[start]

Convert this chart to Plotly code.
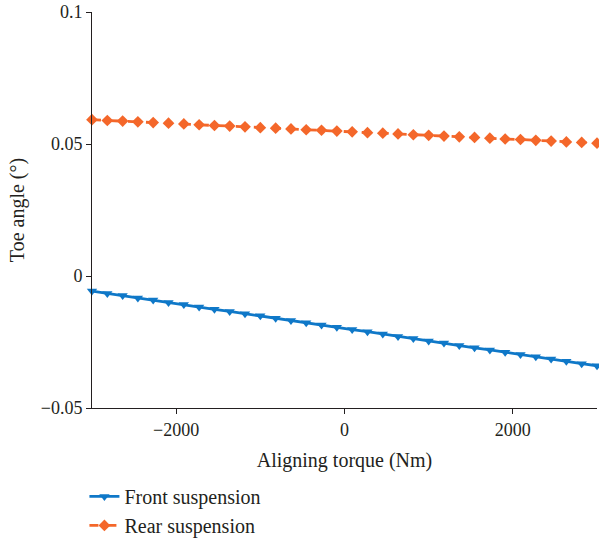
import plotly.graph_objects as go

torque = [-3000, -2818, -2636, -2455, -2273, -2091, -1909, -1727, -1545, -1364, -1182, -1000,
          -818, -636, -455, -273, -91, 91, 273, 455, 636, 818, 1000, 1182, 1364, 1545, 1727,
          1909, 2091, 2273, 2455, 2636, 2818, 3000]
front = [-0.0057, -0.0066, -0.0074, -0.0083, -0.0091, -0.0100, -0.0108, -0.0117, -0.0126, -0.0134,
         -0.0143, -0.0151, -0.0160, -0.0169, -0.0177, -0.0186, -0.0194, -0.0203, -0.0211, -0.0220,
         -0.0229, -0.0237, -0.0246, -0.0254, -0.0263, -0.0272, -0.0280, -0.0289, -0.0297, -0.0306,
         -0.0314, -0.0323, -0.0332, -0.0340]
rear = [0.0592, 0.0589, 0.0587, 0.0584, 0.0581, 0.0579, 0.0576, 0.0573, 0.0570, 0.0568, 0.0565,
        0.0562, 0.0560, 0.0557, 0.0554, 0.0552, 0.0549, 0.0546, 0.0543, 0.0541, 0.0538, 0.0535,
        0.0533, 0.0530, 0.0527, 0.0525, 0.0522, 0.0519, 0.0517, 0.0514, 0.0511, 0.0508, 0.0506,
        0.0503]
x_ticks = [-2000, 0, 2000]
y_ticks = [-0.05, 0, 0.05, 0.1]
y_tick_labels = ["\u22120.05", "0", "0.05", "0.1"]

BLUE = "#0f78c8"
ORANGE = "#f4672a"
FONT = "Liberation Serif"
TXT = "#231f20"

fig = go.Figure()
fig.add_trace(go.Scatter(
    x=torque, y=front, name="Front suspension", mode="lines+markers",
    line=dict(color=BLUE, width=2.8),
    marker=dict(symbol="triangle-down", size=9, color=BLUE),
    cliponaxis=False,
))
fig.add_trace(go.Scatter(
    x=torque, y=rear, name="Rear suspension", mode="lines+markers",
    line=dict(color=ORANGE, width=2.8, dash="dash"),
    marker=dict(symbol="diamond", size=9, color=ORANGE),
    cliponaxis=False,
))

fig.update_layout(
    width=599, height=542,
    margin=dict(l=92, r=2, t=12, b=134),
    paper_bgcolor="white", plot_bgcolor="white",
    font=dict(family=FONT, size=18, color=TXT),
    showlegend=True,
    legend=dict(x=-0.015, y=0.12, xref="paper", yref="container",
                xanchor="left", yanchor="top",
                font=dict(family=FONT, size=20, color=TXT),
                tracegroupgap=0, itemwidth=30, bgcolor="rgba(0,0,0,0)"),
    xaxis=dict(range=[-3000, 3000], tickvals=x_ticks, showline=True, linecolor=TXT,
               linewidth=1, ticks="outside", ticklen=5, tickcolor=TXT, showgrid=False,
               zeroline=False, mirror=False, tickfont=dict(family=FONT, size=18),
               title=dict(text="Aligning torque (Nm)", standoff=14,
                          font=dict(family=FONT, size=20))),
    yaxis=dict(range=[-0.05, 0.1], tickvals=y_ticks, ticktext=y_tick_labels, showline=True,
               linecolor=TXT, linewidth=1, ticks="outside", ticklen=5,
               tickcolor=TXT, showgrid=False, zeroline=False,
               tickfont=dict(family=FONT, size=18),
               title=dict(text="Toe angle (°)", standoff=10,
                          font=dict(family=FONT, size=20))),
)

fig.write_html("out.html")
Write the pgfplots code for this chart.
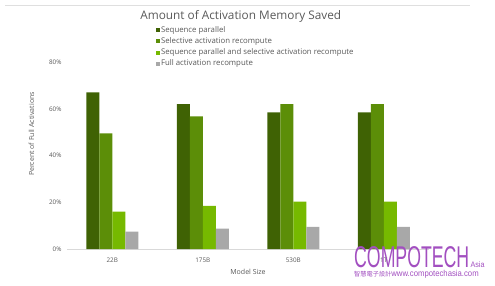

[end]

Reproduce every line above as written, skipping pictures.

Convert this chart to Plotly code.
import plotly.graph_objects as go

torque = [-3000, -2818, -2636, -2455, -2273, -2091, -1909, -1727, -1545, -1364, -1182, -1000,
          -818, -636, -455, -273, -91, 91, 273, 455, 636, 818, 1000, 1182, 1364, 1545, 1727,
          1909, 2091, 2273, 2455, 2636, 2818, 3000]
front = [-0.0057, -0.0066, -0.0074, -0.0083, -0.0091, -0.0100, -0.0108, -0.0117, -0.0126, -0.0134,
         -0.0143, -0.0151, -0.0160, -0.0169, -0.0177, -0.0186, -0.0194, -0.0203, -0.0211, -0.0220,
         -0.0229, -0.0237, -0.0246, -0.0254, -0.0263, -0.0272, -0.0280, -0.0289, -0.0297, -0.0306,
         -0.0314, -0.0323, -0.0332, -0.0340]
rear = [0.0592, 0.0589, 0.0587, 0.0584, 0.0581, 0.0579, 0.0576, 0.0573, 0.0570, 0.0568, 0.0565,
        0.0562, 0.0560, 0.0557, 0.0554, 0.0552, 0.0549, 0.0546, 0.0543, 0.0541, 0.0538, 0.0535,
        0.0533, 0.0530, 0.0527, 0.0525, 0.0522, 0.0519, 0.0517, 0.0514, 0.0511, 0.0508, 0.0506,
        0.0503]
x_ticks = [-2000, 0, 2000]
y_ticks = [-0.05, 0, 0.05, 0.1]
y_tick_labels = ["\u22120.05", "0", "0.05", "0.1"]

BLUE = "#0f78c8"
ORANGE = "#f4672a"
FONT = "Liberation Serif"
TXT = "#231f20"

fig = go.Figure()
fig.add_trace(go.Scatter(
    x=torque, y=front, name="Front suspension", mode="lines+markers",
    line=dict(color=BLUE, width=2.8),
    marker=dict(symbol="triangle-down", size=9, color=BLUE),
    cliponaxis=False,
))
fig.add_trace(go.Scatter(
    x=torque, y=rear, name="Rear suspension", mode="lines+markers",
    line=dict(color=ORANGE, width=2.8, dash="dash"),
    marker=dict(symbol="diamond", size=9, color=ORANGE),
    cliponaxis=False,
))

fig.update_layout(
    width=599, height=542,
    margin=dict(l=92, r=2, t=12, b=134),
    paper_bgcolor="white", plot_bgcolor="white",
    font=dict(family=FONT, size=18, color=TXT),
    showlegend=True,
    legend=dict(x=-0.015, y=0.12, xref="paper", yref="container",
                xanchor="left", yanchor="top",
                font=dict(family=FONT, size=20, color=TXT),
                tracegroupgap=0, itemwidth=30, bgcolor="rgba(0,0,0,0)"),
    xaxis=dict(range=[-3000, 3000], tickvals=x_ticks, showline=True, linecolor=TXT,
               linewidth=1, ticks="outside", ticklen=5, tickcolor=TXT, showgrid=False,
               zeroline=False, mirror=False, tickfont=dict(family=FONT, size=18),
               title=dict(text="Aligning torque (Nm)", standoff=14,
                          font=dict(family=FONT, size=20))),
    yaxis=dict(range=[-0.05, 0.1], tickvals=y_ticks, ticktext=y_tick_labels, showline=True,
               linecolor=TXT, linewidth=1, ticks="outside", ticklen=5,
               tickcolor=TXT, showgrid=False, zeroline=False,
               tickfont=dict(family=FONT, size=18),
               title=dict(text="Toe angle (°)", standoff=10,
                          font=dict(family=FONT, size=20))),
)

fig.write_html("out.html")
Write the pgfplots code for this chart.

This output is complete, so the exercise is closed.